The sub-plots to this match are almost more intriguing than the encounter itself, which is likely to be an absolute cracker between two continental heavyweights.

Can the understudies – Manqoba Mngqithi and Rulani Mokwena, turn the tables on Pitso? If they do, could it even lead to Pitso losing his job at the Cairo giants? Rumours are already starting to brew in the Egyptian capital, with former players criticising the ex-Bafana and Masandawana mentor after a couple of poor results.

It might seem utterly ridiculous that a man who won the Champions League with Ahly last season could be in the firing line so soon.

But if ever the saying that you are only as good as your last triumph holds true, it is at a team like Al-Ahly, where your job is automatically in danger if you can’t win the Champions League.

With this in mind, if Mosimane’s side are knocked out by Sundowns, it could be curtains for Pitso.

Expect more speculation in Egypt leading up to Saturday’s game – Al Ahly’s Cairo rivals Zamalek are also currently top of the league in Egypt, with the pair drawing 1-1 on Monday evening, keeping a 4-point gap between the two, though Ahly do have two games in hand.

On a more positive note, this Champions League also represents an opportunity for Mosimane to fully own a tournament victory with Al-Ahly, as he was able to do with Sundowns in 2016.

One says this because Mosimane only took over Ahly at the semifinal stage last season, and it is a fair argument that some of the groundwork for Ahly’s success was done by Swiss coach Rene Weiler, who Mosimane replaced at the Red Devils.

If Mosimane can get his team past Sundowns – and Ahly have to be favourites to triumph – and go on to win the title, then his chances of remaining in Cairo are surely stronger than ever.

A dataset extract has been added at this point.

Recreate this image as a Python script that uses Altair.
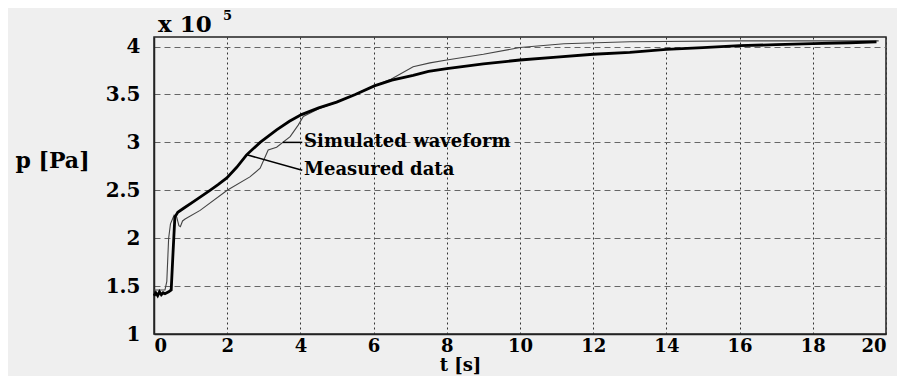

Ironically, Weiler’s last actions in the Champions League as an Ahly coach were to get them past Mosimane’s Sundowns in last year’s quarterfinal, the Red Devils winning 3-1 on aggregate in March 2020, not long before the Covid-19 pandemic put a stop to most of football for several months.

Now it is Mosimane’s job to get one over his former side, and perhaps, even if he says otherwise, “Jingles” would rather have a different opponent in the last eight, without all these parallel narratives.

On the other hand, if anyone should know how to stop Sundowns, it is Mosimane, as much as Mokwena, Mngqithi and Steve Komphela have stamped their own mark on the team since taking over.

It all points to an enthralling match, that whatever happens should be an endorsement for the standard of coaching in South Africa.